Известный драматург и теоретик театра, один из крупнейших русских артистов того времени, Плавильщиков выступал на казанской сцене и как исполнитель, и как постановщик новых спектаклей. Все местные театралы оживились; Аксаков же с его давней склонностью к актерскому искусству был особенно возбужден, находился в постоянно приподнятом, праздничном настроении. «Игра Плавильщикова открыла мне новый мир в театральном искусстве… Яркий свет сценической истины, простоты, естественности тогда впервые озарил мою голову».
Правда, современники рисуют несколько иной портрет знаменитого актера. По словам драматурга и критика Ф. А. Кони, Плавильщиков принадлежал к «атлетам трагического котурна», он обладал «талантом могучим и деятельным, но закованным совершенно в условия тогдашней сцены». Таких, как Плавильщиков, «можно было скорее назвать живописцами лиц на сцене, чем представителями. Они были прекрасные копии с классических статуй Древнего Рима и Греции, но не образцы людей, выхваченных из жизни действительной». Как все это согласовать со словами Аксакова о «сценической истине, простоте, естественности» Плавильщикова?
Художественная правда – сложное и многоликое понятие, принимающее свое особенное выражение в разных направлениях и школах. Трудно назвать в прошлом такую художественную школу, которая бы вообще открещивалась от правды, избрав своим девизом ее антипод – неправду. Была своя правда и в театре классицизма, к которому – как трагический актер и как автор трагедий – принадлежал Плавильщиков, и все это очень чутко уловил молодой Аксаков. Ведь в лице Плавильщикова он впервые столкнулся с актером высокого профессионализма и настоящей выучки, который хотя и не отказался от свойственной классицизму статуарности, подчеркнутой величественности жестов и выступки, но все же не впадал при этом в дешевые эффекты и доморощенную красивость, как большинство провинциальных (да и не только провинциальных) актеров. На этом фоне представление «копий с классических статуй» являлось большим шагом вперед в сторону простоты и истинности. Недаром о благотворном примере Плавильщикова убежденно говорил своему ученику Карташевский, известный нам своей приверженностью и пристрастием к классицизму. Он «был очень доволен, – вспоминал Аксаков, – что я увижу настоящего артиста и услышу правильное, естественное, мастерское чтение, которым по справедливости славился Плавильщиков».

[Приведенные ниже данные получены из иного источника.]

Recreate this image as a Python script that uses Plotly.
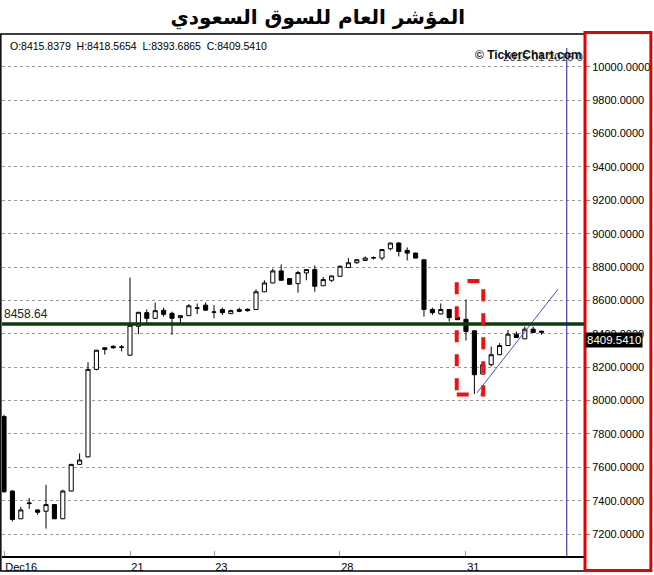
import plotly.graph_objects as go

# ---- data ----
days = ["2015-12-16", "2015-12-17", "2015-12-20", "2015-12-21", "2015-12-22",
        "2015-12-23", "2015-12-24", "2015-12-27", "2015-12-28", "2015-12-29",
        "2015-12-30", "2015-12-31", "2016-01-03"]
hours = ["10:00", "11:00", "12:00", "13:00", "14:00"]

opens = [7904, 7458, 7292, 7383, 7345, 7337, 7377, 7292, 7458, 7618,
         7663, 8187, 8306, 8325, 8321, 8272, 8445, 8527, 8493, 8541,
         8523, 8497, 8509, 8553, 8572, 8531, 8546, 8521, 8545, 8547,
         8546, 8652, 8705, 8777, 8731, 8701, 8765, 8785, 8688, 8721,
         8745, 8797, 8826, 8840, 8855, 8854, 8910, 8944, 8900, 8884,
         8844, 8546, 8519, 8546, 8500, 8487, 8418, 8159, 8215, 8275,
         8330, 8398, 8370, 8428, 8415.8379]
highs = [7915, 7462, 7363, 7416, 7347, 7495, 7379, 7466, 7620, 7683,
         8230, 8304, 8319, 8332, 8333, 8737, 8531, 8547, 8588, 8557,
         8533, 8511, 8578, 8582, 8588, 8572, 8557, 8545, 8557, 8553,
         8666, 8721, 8791, 8816, 8733, 8777, 8787, 8810, 8741, 8749,
         8810, 8854, 8846, 8864, 8864, 8907, 8946, 8950, 8918, 8886,
         8846, 8557, 8582, 8548, 8502, 8606, 8420, 8217, 8324, 8344,
         8424, 8414, 8444, 8444, 8418.5654]
lows = [7448, 7276, 7290, 7351, 7316, 7233, 7290, 7290, 7456, 7616,
        7660, 8181, 8276, 8310, 8295, 8270, 8398, 8463, 8489, 8503,
        8394, 8463, 8507, 8519, 8540, 8493, 8513, 8519, 8530, 8533,
        8544, 8650, 8703, 8719, 8695, 8646, 8721, 8652, 8686, 8711,
        8743, 8795, 8820, 8838, 8846, 8840, 8900, 8864, 8840, 8852,
        8503, 8513, 8517, 8474, 8483, 8360, 8040, 8157, 8205, 8273,
        8328, 8376, 8368, 8406, 8393.6865]
closes = [7454, 7288, 7345, 7386, 7331, 7377, 7292, 7458, 7618, 7644,
          8187, 8302, 8317, 8317, 8320, 8451, 8529, 8493, 8539, 8517,
          8493, 8509, 8568, 8555, 8542, 8530, 8527, 8539, 8535, 8539,
          8652, 8705, 8777, 8721, 8697, 8767, 8785, 8685, 8725, 8747,
          8805, 8826, 8844, 8854, 8856, 8905, 8944, 8894, 8884, 8854,
          8546, 8527, 8546, 8497, 8485, 8414, 8155, 8215, 8275, 8330,
          8398, 8378, 8428, 8408, 8409.5410]

times = [d + " " + h for d in days for h in hours]
idx = list(range(len(closes)))

tick_days = ["2015-12-16", "2015-12-21", "2015-12-23", "2015-12-28", "2015-12-31"]
tick_text = ["Dec16", "21", "23", "28", "31"]
tick_vals = [times.index(d + " 10:00") for d in tick_days]

y_ticks = list(range(7200, 10001, 200))
support_level = 8458.64
title_text = "المؤشر العام للسوق السعودي"

# annotation geometry in data units
trend_x = [56.3, 65.95]
trend_y = [8046, 8667]
box_x = [53.9, 57.06]
box_y = [8036, 8717]
vline_x = 67.0

fig = go.Figure()
fig.add_trace(go.Candlestick(
    x=idx, open=opens, high=highs, low=lows, close=closes,
    increasing=dict(line=dict(color="black", width=1), fillcolor="white"),
    decreasing=dict(line=dict(color="black", width=1), fillcolor="black"),
    whiskerwidth=0, showlegend=False, hoverinfo="skip"))

fig.add_trace(go.Scatter(x=trend_x, y=trend_y, mode="lines",
                         line=dict(color="#4a4ae6", width=1),
                         showlegend=False, hoverinfo="skip"))

shapes = [
    dict(type="line", xref="paper", x0=0, x1=1, yref="y",
         y0=support_level, y1=support_level,
         line=dict(color="#0d3b0d", width=3.5)),
    dict(type="rect", xref="x", yref="y", x0=box_x[0], x1=box_x[1],
         y0=box_y[0], y1=box_y[1],
         line=dict(color="#ee1111", width=4, dash="dash")),
    dict(type="line", xref="x", yref="paper", x0=vline_x, x1=vline_x,
         y0=0, y1=0.975, line=dict(color="#1a1aa0", width=1)),
    dict(type="rect", xref="paper", yref="paper", x0=-0.002, x1=1.0,
         y0=-0.029, y1=1.002, line=dict(color="black", width=1.5)),
    dict(type="rect", xref="paper", yref="paper", x0=1.0, x1=1.113,
         y0=-0.028, y1=1.005, line=dict(color="#e60000", width=3)),
]

annotations = [
    dict(xref="paper", yref="paper", x=0.01, y=0.995,
         xanchor="left", yanchor="top", showarrow=False,
         text="O:%.4f  H:%.4f  L:%.4f  C:%.4f" % (opens[-1], highs[-1], lows[-1], closes[-1]),
         font=dict(family="Liberation Sans", size=10.5, color="black")),
    dict(xref="paper", yref="paper", x=1.0, y=0.958,
         xanchor="right", yanchor="middle", showarrow=False,
         text="2015 01 2015 0",
         font=dict(family="Liberation Sans", size=11.5, color="#444444")),
    dict(xref="paper", yref="paper", x=0.998, y=0.961,
         xanchor="right", yanchor="middle", showarrow=False,
         text="<b>© TickerChart.com</b>",
         font=dict(family="Liberation Sans", size=12, color="#111111")),
    dict(xref="paper", yref="y", x=0.0, y=support_level,
         xanchor="left", yanchor="bottom", showarrow=False,
         text="8458.64", yshift=1,
         font=dict(family="Liberation Sans", size=12, color="#222222")),
    dict(xref="paper", yref="y", x=1.0, y=closes[-1],
         xanchor="left", yanchor="middle", showarrow=False,
         text="%.4f" % closes[-1], bgcolor="black", yshift=-8,
         borderpad=1,
         font=dict(family="Liberation Sans", size=11.5, color="white")),
]

fig.update_layout(
    width=654, height=575,
    margin=dict(l=2, r=69, t=35, b=16),
    paper_bgcolor="white", plot_bgcolor="white",
    title=dict(text="<b>" + title_text + "</b>", x=0.486, xanchor="center",
               y=0.97, yanchor="middle",
               font=dict(family="DejaVu Sans", size=20, color="black")),
    shapes=shapes, annotations=annotations,
    showlegend=False,
    xaxis=dict(range=[-0.24, 69.17], rangeslider=dict(visible=False),
               tickmode="array", tickvals=tick_vals, ticktext=tick_text,
               ticks="inside", ticklen=5, tickcolor="#999999",
               ticklabelposition="outside right",
               showgrid=False, zeroline=False, showline=True,
               linecolor="black", linewidth=1.5,
               tickfont=dict(family="Liberation Sans", size=11, color="black")),
    yaxis=dict(range=[7068.9, 10190.6], side="right",
               tickmode="array", tickvals=y_ticks,
               ticktext=["%.4f" % v for v in y_ticks],
               ticks="outside", ticklen=4, tickcolor="#cc6666",
               showgrid=True, gridcolor="#999999", griddash="dot", gridwidth=1,
               zeroline=False, showline=False,
               tickfont=dict(family="Liberation Sans", size=11, color="black")),
)

fig.write_html("out.html", config={"displayModeBar": False},
               post_script="document.body.style.margin='0';")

Следует учитывать и то, что игра знаменитого актера видоизменялась в зависимости от материала и жанра пьесы. «Плавильщиков, – писал тот же Ф. А. Кони, – бывший в трагедии художником просто пластическим, увлекался чувством и природою в драмах, которые тогда называли мещанскими трагедиями. Такое название дано им потому, что они изображали происшествия частной жизни, а не полубогов и не царственные добродетели. Особенно хорош был Плавильщиков в драме „Отец семейства”. Он трогал зрителей до слез: простота и непринужденность его были увлекательны». Это значит, что в пьесах, представляющих простых частных лиц и повседневные события, в игре актера уже пробивались ростки сценического реализма, которые набрали потом такую силу в творчестве Щепкина.
От внимания молодого Аксакова не ускользнули новые краски игры Плавильщикова. Хотя он говорил, что «равно восхищался им и в трагедиях, и в комедиях, и в драмах», но в общем все же отдавал предпочтение последним перед первой. «Мы вгляделись в его игру и почувствовали, что он гораздо выше в „Боте”, чем в „Дмитрие Самозванце”, в „Досажаеве”, чем в „Магомете”, в „Отце семейства”, чем в „Росславе”».
С одной стороны, здесь трагедии, типичный репертуар театра классицизма: «Дмитрий Самозванец» Сумарокова, «Магомет» Вольтера в переводе П. Потемкина, «Росслав» Княжнина. С другой – противопоставляемые этим трагедиям комедии и мещанские драмы: «Бот, или Аглинской купец» Эрнеста и Ж. Сервьера в переводе П. Долгорукова, «Досажаев», то есть «Школа злословия», английского драматурга Шеридана в переводе И. Муравьева-Апостола и уже упоминавшийся выше «Отец семейства» французского писателя-просветителя Дидро в переводе Н. Сандунова.
Под влиянием Плавильщикова Аксаков стал серьезнее смотреть и на собственные актерские опыты. «Я почувствовал все пороки моей декламации и с жаром принялся за переработку моего чтения». Переработка, видимо, состояла в освобождении от вычурности, грубых эффектов, в усвоении большей простоты и естественности, то есть в приобретении тех достоинств, которые покорили Аксакова в игре Плавильщикова-трагика.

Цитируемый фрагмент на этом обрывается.